Monday, July 9, 2012

Cheap money fuels asset bubbles

Financial Review



Anna Bernasek 

If you could borrow money for nothing, would you? The answer probably depends on your personality and life situation. Certainly many people would jump at the chance to invest interest-free funds in the hope of making some money.

So, today, with interest rates at historic lows, in some cases zero in effect, shouldn’t we expect to see some kinds of speculative behaviour?

Well, yes. Asset price bubbles have been the consistent companions of low interest rates. And they’re still going on.

Take a look at Toronto, the fifth largest city in North America with close to six million residents. It’s caught in the grip of a major housing boom.

In March alone, prices increased 10 per cent, according to official data. Average nominal home prices have steadily advanced more than 85 per cent over the past decade. Bidding wars have broken out and talk of a housing bubble is on everyone’s lips.

David Townsend, a professor of Medieval Studies and English at the University of Toronto, just sold a small house in the centre of the city one week after listing the property.

In that week, 85 people came to take a look. Three made bids. The property went to a woman who had lost out to higher bids on at least three other properties. Determined not to lose again, she bid $70,000 over the asking price of $450,000.

The boom is especially prevalent in condos. Toronto has more high-rise building projects under way than any other city in North America, even New York City. According to a market researcher, 6070 new condo units sold in the first three months of the year, a record number of sales for a single quarter. Another 11,000 condo units are expected to be available for sale in the second quarter.

The Canadian housing boom caught the attention of the International Monetary Fund late last year. It warned that the Canadian housing market was vulnerable to a correction, especially in light of a slowdown in the commodities sector and a worldwide slowdown in growth.

“Adverse macro-economic shocks, such as a faltering global environment and declining commodity prices, could result in significant job losses, tighter lending standards, and declines in house prices, triggering a protracted period of weak private consumption as households reduce their debt,” the IMF wrote in an annual report about Canada.

Canadian officials have also weighed in, urging households not to take on too much debt. Yet all that seems to be having little effect while the Canadian central bank keeps official interest rates at 1 per cent. Some mortgage rates are as low as 3 per cent.

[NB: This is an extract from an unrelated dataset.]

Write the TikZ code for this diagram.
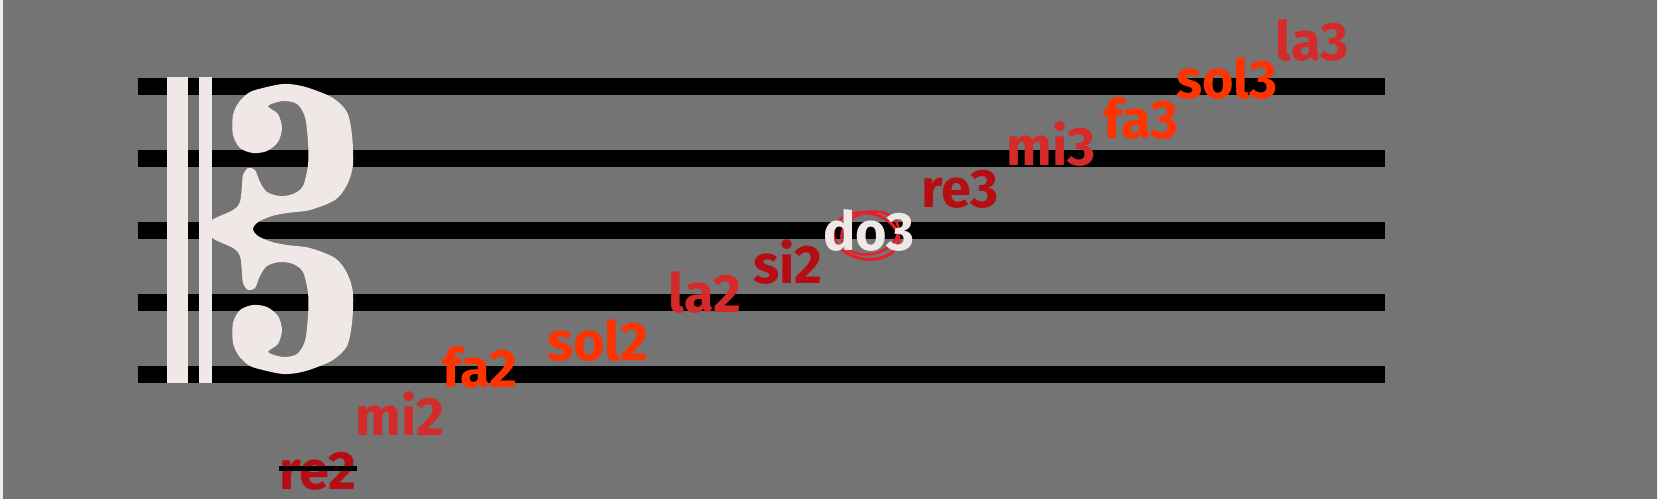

With interest rates so low, demand remains strong for housing in the centre of Toronto and that’s where many new buildings are going up. A compact city centre makes Toronto a pedestrian- and bicycle-friendly place to live.

The debate inside Canada about whether there’s a housing bubble or not seems eerily familiar. Those who argue against the bubble say that nothing like what happened in the US would happen in Canada.
Canadian banks were far more prudent than American banks, the argument goes, plus there has been no such thing as subprime lending.

Some commentators have argued there’s no evidence of a housing bubble in Toronto anyway. But that’s the disturbing thing about an asset price bubble. You only know with certainty that there’s a bubble once it pops.

If we’ve learned anything from the US housing bubble, it’s this: asset prices don’t go up forever. And when prices move the other way, debt exacerbates the problem.

Household debt levels in Canada are higher than the US at the peak of its housing boom. Official data shows that Canadian household debt rose to a record 153 per cent of disposable income in the third quarter of 2011 compared with 140 per cent in the US.

We’ve witnessed the apotheosis of Greenspanian monetarism, a tacit agreement that monetary policy will cure all ills.

Monetary policy has been remarkably effective in taming general inflation and moderating some types of recessions. But it hasn’t been effective against the inflation everybody loves: asset price inflation.

Designed to manage the real economy, monetary policy produces interesting side effects on the financial economy. Asset price bubbles are Exhibit A.

The trouble with asset bubbles is that they’re tremendously popular. Nobody in Toronto wants to stop the housing party right now. But when a debt-fuelled bubble eventually deflates, and it always does, the effects are noxious. Then everybody will be shocked – shocked! – that it was allowed to happen.